>> BEGIN Exercise inputs

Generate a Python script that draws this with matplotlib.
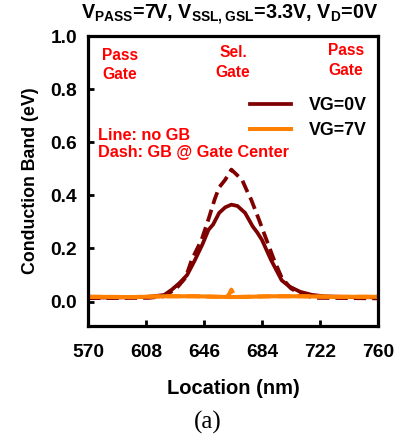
import matplotlib
matplotlib.use("Agg")
import matplotlib.pyplot as plt

# -----------------------------
# Data
# -----------------------------
loc_vg0_line = [570, 600, 610, 620, 625, 630, 635, 640, 645, 649, 652, 656, 660, 664,
                668, 673, 678, 681, 684, 690, 697, 702, 709, 717, 725, 740, 760]
cb_vg0_line = [0.015, 0.016, 0.018, 0.025, 0.045, 0.07, 0.10, 0.155, 0.215, 0.27, 0.29,
               0.334, 0.355, 0.365, 0.36, 0.334, 0.283, 0.26, 0.233, 0.157, 0.08, 0.057,
               0.037, 0.025, 0.02, 0.017, 0.016]

loc_vg0_dash = [570, 610, 620, 628, 634, 638, 644.5, 649, 653, 656, 660, 664, 668, 671,
                674, 677, 682, 687, 692, 697, 703, 710, 720, 760]
cb_vg0_dash = [0.013, 0.014, 0.02, 0.05, 0.09, 0.157, 0.233, 0.31, 0.384, 0.43, 0.459,
               0.497, 0.475, 0.459, 0.42, 0.384, 0.31, 0.233, 0.157, 0.09, 0.05, 0.025,
               0.014, 0.012]

loc_vg7_line = [570, 600, 620, 640, 655, 664, 675, 690, 710, 730, 760]
cb_vg7_line = [0.018, 0.017, 0.02, 0.02, 0.018, 0.017, 0.018, 0.02, 0.02, 0.018, 0.018]

loc_vg7_dash = [570, 600, 620, 640, 655, 660, 662, 664, 666, 668, 675, 690, 710, 730, 760]
cb_vg7_dash = [0.018, 0.017, 0.02, 0.02, 0.018, 0.017, 0.022, 0.045, 0.022, 0.017, 0.018,
               0.02, 0.02, 0.018, 0.018]

x_ticks = [570, 608, 646, 684, 722, 760]
y_ticks = [0.0, 0.2, 0.4, 0.6, 0.8, 1.0]

DARKRED = "#7f0000"
ORANGE = "#ff8000"
RED = "#ff0000"

# -----------------------------
# Style
# -----------------------------
plt.rcParams["font.family"] = ["Liberation Sans", "DejaVu Sans"]
plt.rcParams["font.weight"] = "bold"
plt.rcParams["mathtext.fontset"] = "custom"
plt.rcParams["mathtext.rm"] = "Liberation Sans:bold"
plt.rcParams["mathtext.bf"] = "Liberation Sans:bold"
plt.rcParams["mathtext.default"] = "bf"

fig = plt.figure(figsize=(4.01, 4.37), dpi=100)
ax = fig.add_axes([0.2195, 0.254, 0.7225, 0.6636])

ax.plot(loc_vg0_line, cb_vg0_line, color=DARKRED, lw=2.7, label="VG=0V")
ax.plot(loc_vg0_dash, cb_vg0_dash, color=DARKRED, lw=2.7, dashes=(3.3, 1.6))
ax.plot(loc_vg7_line, cb_vg7_line, color=ORANGE, lw=2.9, label="VG=7V")
ax.plot(loc_vg7_dash, cb_vg7_dash, color=ORANGE, lw=2.9, dashes=(3.3, 1.6))

ax.set_xlim(570, 760)
ax.set_ylim(-0.092, 1.0)
ax.set_xticks(x_ticks)
ax.set_yticks(y_ticks)
ax.set_yticklabels([f"{v:.1f}" for v in y_ticks])
ax.tick_params(direction="in", length=4, width=2, labelsize=13.8)
ax.tick_params(axis="x", pad=13)
ax.tick_params(axis="y", pad=8)
for lab in ax.get_xticklabels() + ax.get_yticklabels():
    lab.set_fontweight("bold")
for sp in ax.spines.values():
    sp.set_linewidth(2.3)

ax.set_xlabel("Location (nm)", fontsize=14.5, fontweight="bold", labelpad=13)
ax.set_ylabel("Conduction Band (eV)", fontsize=12.8, fontweight="bold", labelpad=8)

fig.text(0.573, 0.966, r"$V_{PASS}$=7V, $V_{SSL,GSL}$=3.3V, $V_D$=0V",
         ha="center", va="center", fontsize=14.2, fontweight="bold")

# gate labels
for xx, yy, txt in [(0.11, 0.96, "Pass\nGate"), (0.5, 0.97, "Sel.\nGate"),
                    (0.89, 0.975, "Pass\nGate")]:
    ax.text(xx, yy, txt, transform=ax.transAxes, ha="center", va="top",
            color=RED, fontsize=11.2, fontweight="bold", linespacing=1.4)

ax.text(0.035, 0.628, "Line: no GB\nDash: GB @ Gate Center", transform=ax.transAxes,
        ha="left", va="center", color=RED, fontsize=11.7, fontweight="bold",
        linespacing=1.2)

leg = ax.legend(loc="upper right", bbox_to_anchor=(1.0, 0.825), frameon=False,
                prop={"weight": "bold", "size": 12.8}, handlelength=2.3,
                handletextpad=1.0, labelspacing=0.45, borderaxespad=0.2)

fig.text(0.518, 0.034, "(a)", ha="center", va="center", fontsize=18,
         family=["Liberation Serif", "DejaVu Serif"], fontweight="normal")

fig.savefig("out.png", dpi=100)
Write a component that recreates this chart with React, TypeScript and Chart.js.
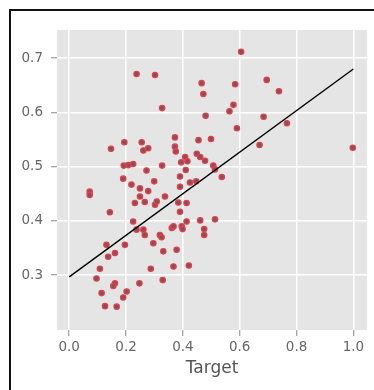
import React, { useEffect, useRef } from "react";
import { Chart, registerables } from "chart.js";

Chart.register(...registerables);

// Scatter points (Target on x, predicted on y)
const targetValues = [
  0.605, 0.237, 0.302, 0.327, 0.466, 0.472, 0.480, 0.584, 0.578, 0.564,
  0.590, 0.695, 0.738, 0.684, 0.766, 0.670, 0.998, 0.499, 0.455, 0.372,
  0.372, 0.375, 0.194, 0.147, 0.255, 0.261, 0.278, 0.449, 0.461, 0.478,
  0.408, 0.416, 0.394, 0.410, 0.507, 0.513, 0.537, 0.327, 0.192, 0.208,
  0.225, 0.190, 0.219, 0.272, 0.249, 0.278, 0.299, 0.390, 0.390, 0.425,
  0.447, 0.072, 0.072, 0.249, 0.231, 0.266, 0.302, 0.308, 0.337, 0.384,
  0.390, 0.413, 0.143, 0.225, 0.237, 0.261, 0.266, 0.319, 0.325, 0.296,
  0.361, 0.367, 0.396, 0.399, 0.413, 0.461, 0.475, 0.475, 0.513, 0.331,
  0.378, 0.367, 0.421, 0.287, 0.329, 0.131, 0.137, 0.161, 0.196, 0.108,
  0.096, 0.161, 0.155, 0.247, 0.114, 0.202, 0.190, 0.126, 0.167,
];
const predictedValues = [
  0.712, 0.671, 0.669, 0.608, 0.654, 0.634, 0.594, 0.652, 0.614, 0.602,
  0.571, 0.660, 0.639, 0.592, 0.580, 0.540, 0.535, 0.551, 0.549, 0.554,
  0.537, 0.528, 0.545, 0.533, 0.545, 0.530, 0.534, 0.524, 0.518, 0.511,
  0.518, 0.510, 0.508, 0.494, 0.502, 0.495, 0.481, 0.502, 0.502, 0.503,
  0.505, 0.478, 0.467, 0.493, 0.460, 0.455, 0.473, 0.482, 0.463, 0.471,
  0.473, 0.454, 0.448, 0.445, 0.433, 0.435, 0.430, 0.436, 0.445, 0.434,
  0.417, 0.433, 0.416, 0.399, 0.384, 0.384, 0.374, 0.374, 0.370, 0.359,
  0.387, 0.390, 0.390, 0.385, 0.399, 0.401, 0.385, 0.374, 0.403, 0.344,
  0.347, 0.316, 0.318, 0.312, 0.291, 0.356, 0.334, 0.341, 0.356, 0.312,
  0.294, 0.285, 0.280, 0.285, 0.267, 0.270, 0.259, 0.243, 0.242,
];

// Fit line endpoints
const fitX = [0.0, 1.0];
const fitY = [0.297, 0.68];

const xTickValues = [0.0, 0.2, 0.4, 0.6, 0.8, 1.0];
const yTickValues = [0.3, 0.4, 0.5, 0.6, 0.7];
const xAxisTitle = "Target";

const plotBackground = {
  id: "plotBackground",
  beforeDraw(chart: any) {
    const { ctx, chartArea } = chart;
    if (!chartArea) return;
    ctx.save();
    ctx.fillStyle = "#E5E5E5";
    ctx.fillRect(chartArea.left, chartArea.top, chartArea.right - chartArea.left, chartArea.bottom - chartArea.top);
    ctx.restore();
  },
};

export default function App() {
  const canvasRef = useRef<HTMLCanvasElement | null>(null);

  useEffect(() => {
    if (!canvasRef.current) return;
    const points = targetValues.map((x, i) => ({ x, y: predictedValues[i] }));
    const line = fitX.map((x, i) => ({ x, y: fitY[i] }));
    const font = { family: "DejaVu Sans", size: 13.5 };
    const chart = new Chart(canvasRef.current, {
      type: "scatter",
      data: {
        datasets: [
          {
            type: "line",
            data: line,
            borderColor: "#000000",
            borderWidth: 1.4,
            pointRadius: 0,
            fill: false,
          } as any,
          {
            type: "scatter",
            data: points,
            backgroundColor: "#8a4f5c",
            borderColor: "#e2424a",
            borderWidth: 1.2,
            pointRadius: 2.7,
          },
        ],
      },
      plugins: [plotBackground],
      options: {
        animation: false,
        responsive: false,
        maintainAspectRatio: false,
        layout: { padding: { left: 0, top: 30, right: 7, bottom: 0 } },
        plugins: { legend: { display: false }, tooltip: { enabled: false } },
        scales: {
          x: {
            type: "linear",
            min: -0.043,
            max: 1.048,
            afterBuildTicks: (scale: any) => {
              scale.ticks = xTickValues.map((v) => ({ value: v }));
            },
            afterFit: (scale: any) => {
              scale.height = 60;
            },
            border: { display: false },
            grid: {
              color: "#FFFFFF",
              lineWidth: 1.5,
              drawTicks: true,
              tickLength: 6,
              tickColor: "#888888",
              tickWidth: 1,
            },
            ticks: {
              color: "#666666",
              font,
              padding: 3,
              maxRotation: 0,
              autoSkip: false,
              callback: (v: any) => Number(v).toFixed(1),
            },
            title: {
              display: true,
              text: xAxisTitle,
              color: "#555555",
              font: { family: "DejaVu Sans", size: 17 },
              padding: { top: 0, bottom: 11 },
            },
          },
          y: {
            type: "linear",
            min: 0.199,
            max: 0.752,
            afterBuildTicks: (scale: any) => {
              scale.ticks = yTickValues.map((v) => ({ value: v }));
            },
            afterFit: (scale: any) => {
              scale.width = 57;
            },
            border: { display: false },
            grid: {
              color: "#FFFFFF",
              lineWidth: 1.5,
              drawTicks: true,
              tickLength: 6,
              tickColor: "#888888",
              tickWidth: 1,
            },
            ticks: {
              color: "#666666",
              font,
              padding: 8,
              autoSkip: false,
              callback: (v: any) => Number(v).toFixed(1),
            },
          },
        },
      },
    } as any);
    return () => chart.destroy();
  }, []);

  return (
    <div
      style={{
        position: "fixed",
        left: 0,
        top: 0,
        width: 374,
        height: 390,
        background: "#FFFFFF",
        overflow: "hidden",
      }}
    >
      <canvas ref={canvasRef} width={374} height={390} style={{ position: "absolute", left: 0, top: 0, width: 374, height: 390 }} />
      <div
        style={{
          position: "absolute",
          left: 9,
          top: 9,
          width: 420,
          height: 420,
          border: "2px solid #111111",
          boxSizing: "border-box",
        }}
      />
    </div>
  );
}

>> END Exercise inputs

Your task: Set down exactly the lines above, from the line containing "Write a component" through the line containing "Chart.register(...registerables);". Skip the pictures.

Written answer:
Write a component that recreates this chart with React, TypeScript and Chart.js.
import React, { useEffect, useRef } from "react";
import { Chart, registerables } from "chart.js";

Chart.register(...registerables);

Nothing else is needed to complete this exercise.